AUTHOR=Zhu Weizhi , Huang Yifei , Yao Yuan
TITLE=Rethinking Breiman's Dilemma in Neural Networks: Phase Transitions of Margin Dynamics
JOURNAL=Frontiers in Applied Mathematics and Statistics
VOLUME=6
YEAR=2020
URL=https://www.frontiersin.org/journals/applied-mathematics-and-statistics/articles/10.3389/fams.2020.575073
DOI=10.3389/fams.2020.575073
ISSN=2297-4687
ABSTRACT=
Margin enlargement of training data has been an important strategy for perceptrons in machine learning for the purpose of boosting the confidence of training toward a good generalization ability. Yet Breiman (1999) shows a dilemma: a uniform improvement on margin distribution does not necessarily reduce generalization errors. In this paper, we revisit Breiman's dilemma in deep neural networks with recently proposed spectrally normalized margins from a novel perspective based on phase transitions of normalized margin distributions in training dynamics. Normalized margin distribution of a classifier of the data can be divided into two parts: low/small margins such as some negative margins for misclassified samples vs. high/large margins for high confident correctly classified samples, which often behave differently during the training process.

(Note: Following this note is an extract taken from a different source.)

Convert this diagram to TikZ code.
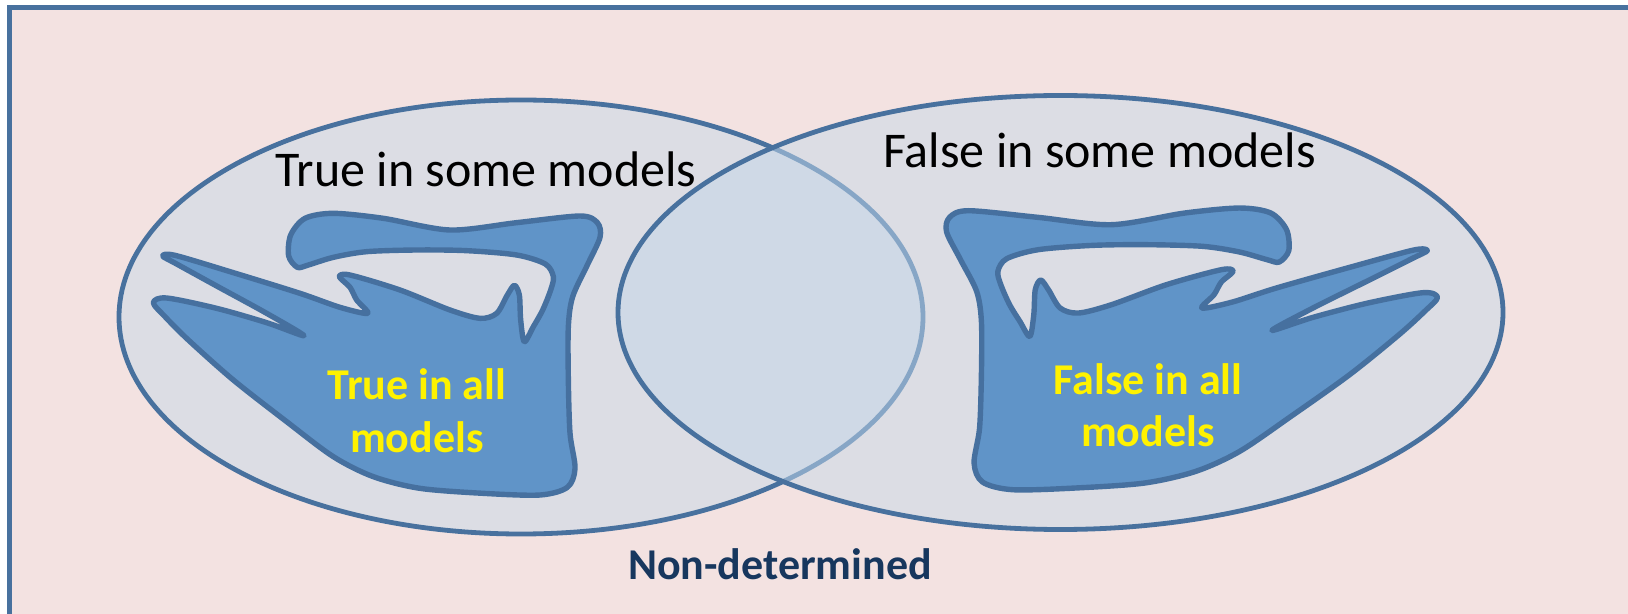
\documentclass[tikz,border=0pt]{standalone}
\usepackage{fontspec}
\setmainfont{Carlito}
\definecolor{bgpink}{HTML}{F3E2E1}
\definecolor{frameblue}{HTML}{48719E}
\definecolor{ellfill}{HTML}{DCDDE4}
\definecolor{lensfill}{HTML}{CFD9E6}
\definecolor{lightline}{HTML}{87A6C6}
\definecolor{blobfill}{HTML}{6094C8}
\definecolor{blobline}{HTML}{46709F}
\definecolor{navy}{HTML}{17375E}
\tikzset{
  ellstyle/.style={draw=frameblue, line width=2.4pt, fill=ellfill},
  blobstyle/.style={draw=blobline, fill=blobfill, line width=2.7pt, line join=round},
  sometext/.style={anchor=base, inner sep=0pt, font=\fontsize{25}{29}\selectfont, text=black},
  alltext/.style={anchor=base, inner sep=0pt, align=center, font=\fontsize{22}{26}\selectfont\bfseries, text=yellow},
  blobshape/.pic={
    \path[blobstyle] plot[smooth cycle, tension=0.5] coordinates {
      (592,262) (566,228) (572,165) (615,115) (700,100) (850,115) (1050,150)
      (1250,128) (1440,108) (1492,128) (1500,172) (1462,255) (1418,350)
      (1405,440) (1405,600) (1410,760) (1425,865) (1402,922) (1320,945)
      (1150,940) (960,925) (820,890) (700,830) (560,725) (400,600) (265,480)
      (195,410) (160,368) (200,354) (350,385) (500,428) (612,467)
      (500,400) (350,318) (230,252) (188,228) (225,226)
      (400,278) (600,340) (720,382) (803,400) (770,360) (750,322)
      (718,290) (750,285) (900,330) (1050,390) (1140,415) (1190,400)
      (1222,345) (1243,316) (1258,345) (1262,420) (1273,485) (1300,440)
      (1328,390) (1352,330) (1360,290) (1336,252) (1250,225) (1100,212)
      (950,210) (800,215) (700,232) (625,255)
    };
  }
}
\begin{document}
\begin{tikzpicture}[x=0.5pt, y=-0.5pt]
\useasboundingbox (0,0) rectangle (1628,614);
\begin{scope}
  \clip (0,0) rectangle (1628,614);
  \fill[white] (0,0) rectangle (1628,614);
  \draw[frameblue, line width=2.5pt, fill=bgpink] (9.5,7.5) rectangle (1660,616.5);
\end{scope}
% left ellipse
\path[ellstyle] (521,317) ellipse [x radius=201pt, y radius=108.5pt];
% right ellipse fill
\fill[ellfill] (1060.5,312.5) ellipse [x radius=221.25pt, y radius=108.5pt];
% lens and lighter arc
\begin{scope}
  \clip (1060.5,312.5) ellipse [x radius=221.25pt, y radius=108.5pt];
  \fill[lensfill] (521,317) ellipse [x radius=201pt, y radius=108.5pt];
  \draw[lightline, line width=2.4pt] (521,317) ellipse [x radius=201pt, y radius=108.5pt];
\end{scope}
\draw[frameblue, line width=2.4pt] (1060.5,312.5) ellipse [x radius=221.25pt, y radius=108.5pt];
% blobs
\begin{scope}[xshift=50pt, yshift=-90pt, x=0.166667pt, y=-0.166667pt]
  \pic {blobshape};
\end{scope}
\begin{scope}[xshift=748.05pt, yshift=-87.35pt, x=-0.18317pt, y=-0.166667pt]
  \pic {blobshape};
\end{scope}
% texts
\node[sometext] (tsome) at (486,187) {True in some models};
\node[sometext] (fsome) at (1099.5,167.5) {False in some models};
\node[alltext] (tall) at (417,452) {True in all\\models};
\node[alltext] (fall) at (1148,447) {False in all\\models};
\node[anchor=base, inner sep=0pt, font=\fontsize{22}{26}\selectfont\bfseries, text=navy] (nondet) at (780,579) {Non-determined};
\end{tikzpicture}
\end{document}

Low margins for training and test datasets are often effectively reduced in training, along with reductions of training and test errors, whereas high margins may exhibit different dynamics, reflecting the trade-off between the expressive power of models and the complexity of data. When data complexity is comparable to the model expressiveness, high margin distributions for both training and test data undergo similar decrease-increase phase transitions during training. In such cases, one can predict the trend of generalization or test error through margin-based generalization bounds with restricted Rademacher complexities, shown in two ways in this paper with early stopping time exploiting such phase transitions. On the other hand, over-expressive models may have both low and high training margins undergoing uniform improvements with a distinct phase transition in test margin dynamics. This reconfirms the Breiman's dilemma associated with over-parameterized neural networks where margins fail to predict overfitting. Experiments are conducted with some basic convolutional networks, AlexNet, VGG-16, and ResNet-18, on several datasets, including Cifar10/100 and mini-ImageNet.